Après des années passées dans l’ombre, à manœuvrer en coulisses ou à attendre son tour, François Bayrou semble enfin toucher à ce qui pourrait être son Graal : le poste de Premier ministre. Mais cet aboutissement, fruit d’une longue carrière marquée par une persévérance sans faille, pourrait s’avérer aussi éphémère qu’incertain.
Ce n’est un secret pour personne. Le poste de Premier ministre dans le contexte actuel ressemble à une patate chaude. Et, à en croire les rumeurs des allées du pouvoir, plusieurs candidats pressentis, dont Jean-Yves Le Drian, auraient poliment décliné l’offre. Mais alors, pourquoi François Bayrou ? Parce que, faute de grives, on mange des merles.
François Bayrou a toujours cultivé une image de centrisme à toute épreuve. Mais ce positionnement, qualifié par certains de « centre mou », suffira-t-il à réunir une majorité d’opinion autour de lui dans un contexte aussi polarisé ? Rien n’est moins sûr.
À 72 ans, celui que beaucoup voyaient comme un « éternel second » de la politique française est enfin propulsé sous les feux de la rampe. Pourtant, ce qui pourrait ressembler à une reconnaissance ultime de sa carrière s’apparente également à une mission à haut risque. L’économie est en berne, le climat social tendu, et l’Europe, ce projet qu’il chérit, est de plus en plus contestée par une frange croissante de la population française.
Le Président de la République a nommé M. François Bayrou Premier ministre, et l’a chargé de former un gouvernement.
— Élysée (@Elysee) December 13, 2024
Pour ne rien arranger, François Bayrou traîne ses propres casseroles.

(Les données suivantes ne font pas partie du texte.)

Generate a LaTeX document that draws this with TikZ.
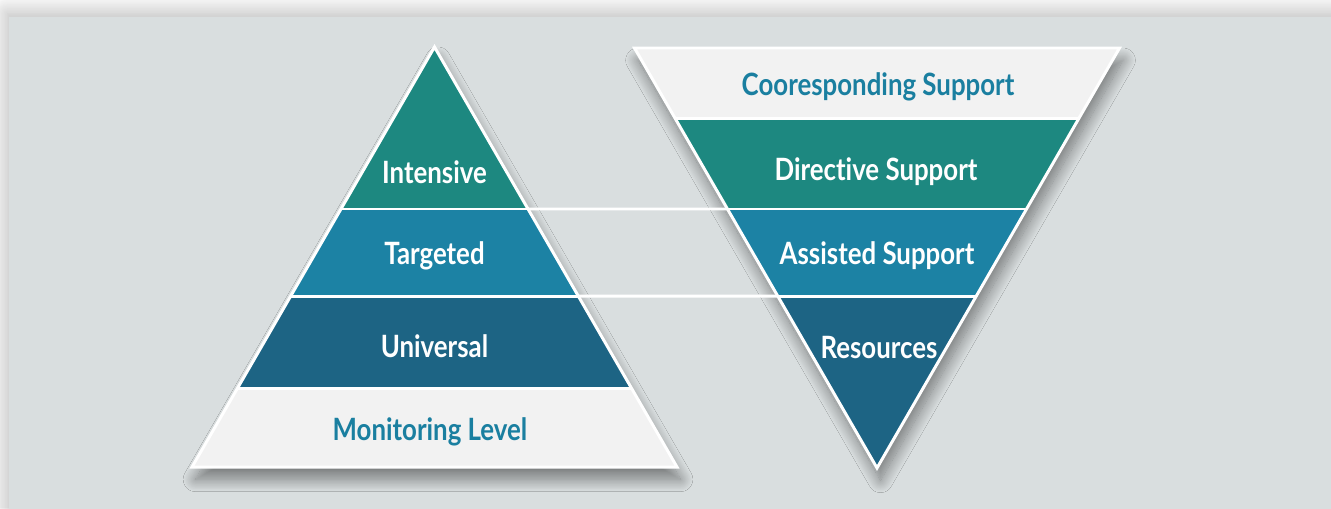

N’était-ce pas lui qui, il y a quelques années, qualifiait Emmanuel Macron d’« hologramme, derrière lequel la finance prend le pouvoir » ? Ces paroles, comme celles d’autres figures aujourd’hui dans l’orbite présidentielle, résonnent aujourd’hui comme une cruelle ironie.
Le nouveau locataire de Matignon n’est pas le seul à avoir dû ravaler son amour-propre pour se mettre au service d’un président qu’il avait violemment critiqué. Il rejoint ainsi une liste prestigieuse de repentis, tels que Gérald Darmanin, qui voyait en Emmanuel Macron « le poison définitif d’un pays malade » ; Édouard Philippe, qui l’accusait de promettre tout et de n’assumer rien ; ou encore Bruno Le Maire, qui résumait le chef de l’État à « de la soupe ».
Ces retournements de veste, s’ils sont monnaie courante dans la politique moderne, rappellent toutefois la brutalité du jeu de pouvoir à l’Élysée. Ces anciens opposants, devenus fidèles soldats, ont tous dû avaler leur fierté, pour ne pas dire leur dignité, dans ce que certains décrivent comme une véritable perversion politique.
Félicitations à François Bayrou dont je connais les qualités et l’engagement au service des Français.
— Michel Barnier (@MichelBarnier) December 13, 2024
Dans cette période grave pour la France et pour l’Europe, tous mes vœux personnels et amicaux pour son action à la tête du gouvernement.
La véritable question est : combien de temps Bayrou pourra-t-il rester en place ? Le poste de Premier ministre est souvent ingrat, mais il l’est encore plus sous Emmanuel Macron, qui règne en maître des horloges et des stratégies. Chaque allié, aussi puissant soit-il, est une pièce interchangeable dans la mécanique élyséenne.
Pour François Bayrou, ce rêve devenu réalité pourrait bien virer au cauchemar. Il devient Premier ministre dans une conjoncture chaotique, face à une opinion publique sceptique et une classe politique divisée. L’adage selon lequel « l’amour-propre ne reste jamais très longtemps » pourrait bien s’appliquer une fois de plus. Comme tant d’autres avant lui, François Bayrou pourrait finir par n’être qu’un « Kleenex » dans la grande machine du pouvoir présidentiel.